→ **Brief**: Copy all lines below exactly as written. Leave pictures out.
[BEGIN]
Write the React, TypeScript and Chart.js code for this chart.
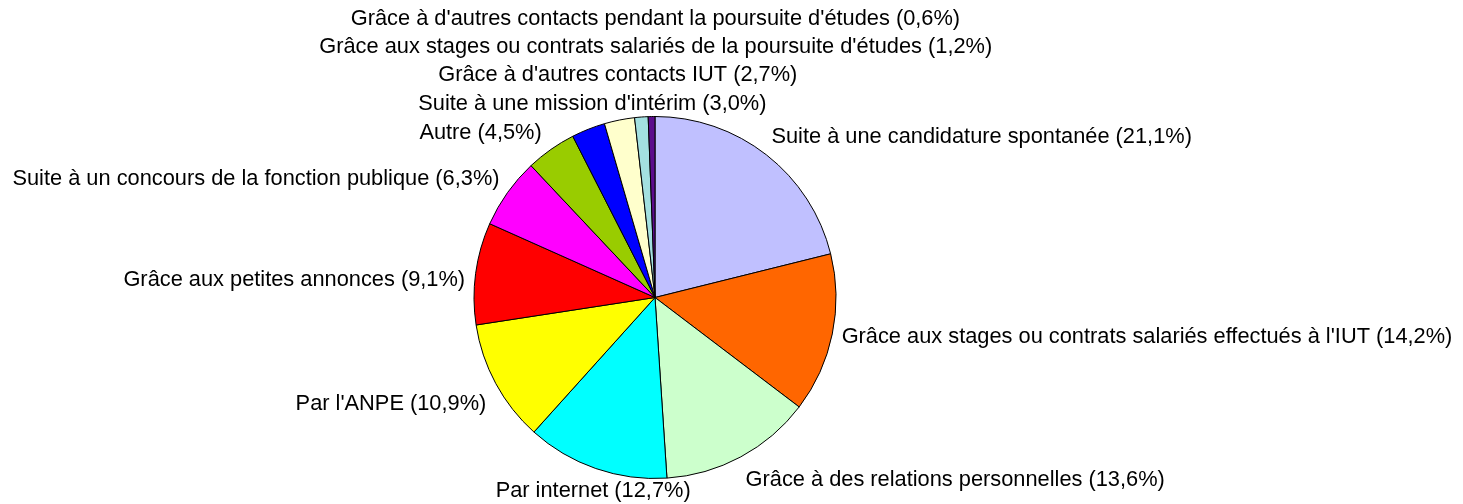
import React, { useEffect, useRef } from "react";
import { Chart, registerables } from "chart.js";

Chart.register(...registerables);

const categories: string[] = [
  "Suite à une candidature spontanée",
  "Grâce aux stages ou contrats salariés effectués à l'IUT",
  "Grâce à des relations personnelles",
  "Par internet",
  "Par l'ANPE",
  "Grâce aux petites annonces",
  "Suite à un concours de la fonction publique",
  "Autre",
  "Suite à une mission d'intérim",
  "Grâce à d'autres contacts IUT",
  "Grâce aux stages ou contrats salariés de la poursuite d'études",
  "Grâce à d'autres contacts pendant la poursuite d'études",
];

const values: number[] = [21.1, 14.2, 13.6, 12.7, 10.9, 9.1, 6.3, 4.5, 3.0, 2.7, 1.2, 0.6];

const colors: string[] = [
  "#C0C0FF",
  "#FF6600",
  "#CCFFCC",
  "#00FFFF",
  "#FFFF00",
  "#FF0000",
  "#FF00FF",
  "#99CC00",
  "#0000FF",
  "#FFFFCC",
  "#A3E0E0",
  "#5C0C8C",
];

const FONT = "21.8px 'Liberation Sans', Arial, sans-serif";

// per-label fine placement relative to the computed anchor (pixels)
const labelNudges: [number, number][] = [
  [0, -11.5],
  [1.5, 1.3],
  [1, 16],
  [0, 15],
  [-2.4, 16.5],
  [-2.6, 8],
  [-1.4, -9],
  [-4.5, -10],
  [7, -18],
  [0, -37],
  [15, -61.6],
  [4, -90],
];

const fmt = (v: number) => v.toFixed(1).replace(".", ",") + "%";

const outsideLabels = {
  id: "outsideLabels",
  afterDraw(chart: any) {
    const ctx = chart.ctx as CanvasRenderingContext2D;
    const meta = chart.getDatasetMeta(0);
    ctx.save();
    ctx.font = FONT;
    ctx.fillStyle = "#000";
    ctx.textBaseline = "middle";
    meta.data.forEach((arc: any, i: number) => {
      const p = arc.getProps(["x", "y", "startAngle", "endAngle", "outerRadius"], true);
      const mid = (p.startAngle + p.endAngle) / 2;
      const R = p.outerRadius + 8;
      const c = Math.cos(mid);
      const ax = p.x + c * R;
      const ay = p.y + Math.sin(mid) * R;
      let align: CanvasTextAlign = "center";
      if (c > 0.4) align = "left";
      else if (c < -0.4) align = "right";
      const [dx, dy] = labelNudges[i] || [0, 0];
      ctx.textAlign = align;
      ctx.fillText(`${categories[i]} (${fmt(values[i])})`, ax + dx, ay + dy);
    });
    ctx.restore();
  },
};

export default function App() {
  const ref = useRef<HTMLCanvasElement | null>(null);
  useEffect(() => {
    if (!ref.current) return;
    const chart = new Chart(ref.current, {
      type: "pie",
      data: {
        labels: categories,
        datasets: [
          {
            data: values,
            backgroundColor: colors,
            borderColor: "#000",
            borderWidth: 1,
            hoverBorderWidth: 1,
            hoverOffset: 0,
          },
        ],
      },
      options: {
        responsive: false,
        animation: false,
        events: [],
        layout: { padding: { top: 116, bottom: 25, left: 0, right: 153 } },
        plugins: {
          legend: { display: false },
          tooltip: { enabled: false },
        },
      },
      plugins: [outsideLabels],
    });
    return () => chart.destroy();
  }, []);
  return (
    <div style={{ position: "fixed", left: 0, top: 0, width: 1463, height: 504, background: "#fff" }}>
      <canvas ref={ref} width={1463} height={504} style={{ width: 1463, height: 504, display: "block" }} />
    </div>
  );
}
[END]
→ **Solved exercise**:
Write the React, TypeScript and Chart.js code for this chart.
import React, { useEffect, useRef } from "react";
import { Chart, registerables } from "chart.js";

Chart.register(...registerables);

const categories: string[] = [
  "Suite à une candidature spontanée",
  "Grâce aux stages ou contrats salariés effectués à l'IUT",
  "Grâce à des relations personnelles",
  "Par internet",
  "Par l'ANPE",
  "Grâce aux petites annonces",
  "Suite à un concours de la fonction publique",
  "Autre",
  "Suite à une mission d'intérim",
  "Grâce à d'autres contacts IUT",
  "Grâce aux stages ou contrats salariés de la poursuite d'études",
  "Grâce à d'autres contacts pendant la poursuite d'études",
];

const values: number[] = [21.1, 14.2, 13.6, 12.7, 10.9, 9.1, 6.3, 4.5, 3.0, 2.7, 1.2, 0.6];

const colors: string[] = [
  "#C0C0FF",
  "#FF6600",
  "#CCFFCC",
  "#00FFFF",
  "#FFFF00",
  "#FF0000",
  "#FF00FF",
  "#99CC00",
  "#0000FF",
  "#FFFFCC",
  "#A3E0E0",
  "#5C0C8C",
];

const FONT = "21.8px 'Liberation Sans', Arial, sans-serif";

// per-label fine placement relative to the computed anchor (pixels)
const labelNudges: [number, number][] = [
  [0, -11.5],
  [1.5, 1.3],
  [1, 16],
  [0, 15],
  [-2.4, 16.5],
  [-2.6, 8],
  [-1.4, -9],
  [-4.5, -10],
  [7, -18],
  [0, -37],
  [15, -61.6],
  [4, -90],
];

const fmt = (v: number) => v.toFixed(1).replace(".", ",") + "%";

const outsideLabels = {
  id: "outsideLabels",
  afterDraw(chart: any) {
    const ctx = chart.ctx as CanvasRenderingContext2D;
    const meta = chart.getDatasetMeta(0);
    ctx.save();
    ctx.font = FONT;
    ctx.fillStyle = "#000";
    ctx.textBaseline = "middle";
    meta.data.forEach((arc: any, i: number) => {
      const p = arc.getProps(["x", "y", "startAngle", "endAngle", "outerRadius"], true);
      const mid = (p.startAngle + p.endAngle) / 2;
      const R = p.outerRadius + 8;
      const c = Math.cos(mid);
      const ax = p.x + c * R;
      const ay = p.y + Math.sin(mid) * R;
      let align: CanvasTextAlign = "center";
      if (c > 0.4) align = "left";
      else if (c < -0.4) align = "right";
      const [dx, dy] = labelNudges[i] || [0, 0];
      ctx.textAlign = align;
      ctx.fillText(`${categories[i]} (${fmt(values[i])})`, ax + dx, ay + dy);
    });
    ctx.restore();
  },
};

export default function App() {
  const ref = useRef<HTMLCanvasElement | null>(null);
  useEffect(() => {
    if (!ref.current) return;
    const chart = new Chart(ref.current, {
      type: "pie",
      data: {
        labels: categories,
        datasets: [
          {
            data: values,
            backgroundColor: colors,
            borderColor: "#000",
            borderWidth: 1,
            hoverBorderWidth: 1,
            hoverOffset: 0,
          },
        ],
      },
      options: {
        responsive: false,
        animation: false,
        events: [],
        layout: { padding: { top: 116, bottom: 25, left: 0, right: 153 } },
        plugins: {
          legend: { display: false },
          tooltip: { enabled: false },
        },
      },
      plugins: [outsideLabels],
    });
    return () => chart.destroy();
  }, []);
  return (
    <div style={{ position: "fixed", left: 0, top: 0, width: 1463, height: 504, background: "#fff" }}>
      <canvas ref={ref} width={1463} height={504} style={{ width: 1463, height: 504, display: "block" }} />
    </div>
  );
}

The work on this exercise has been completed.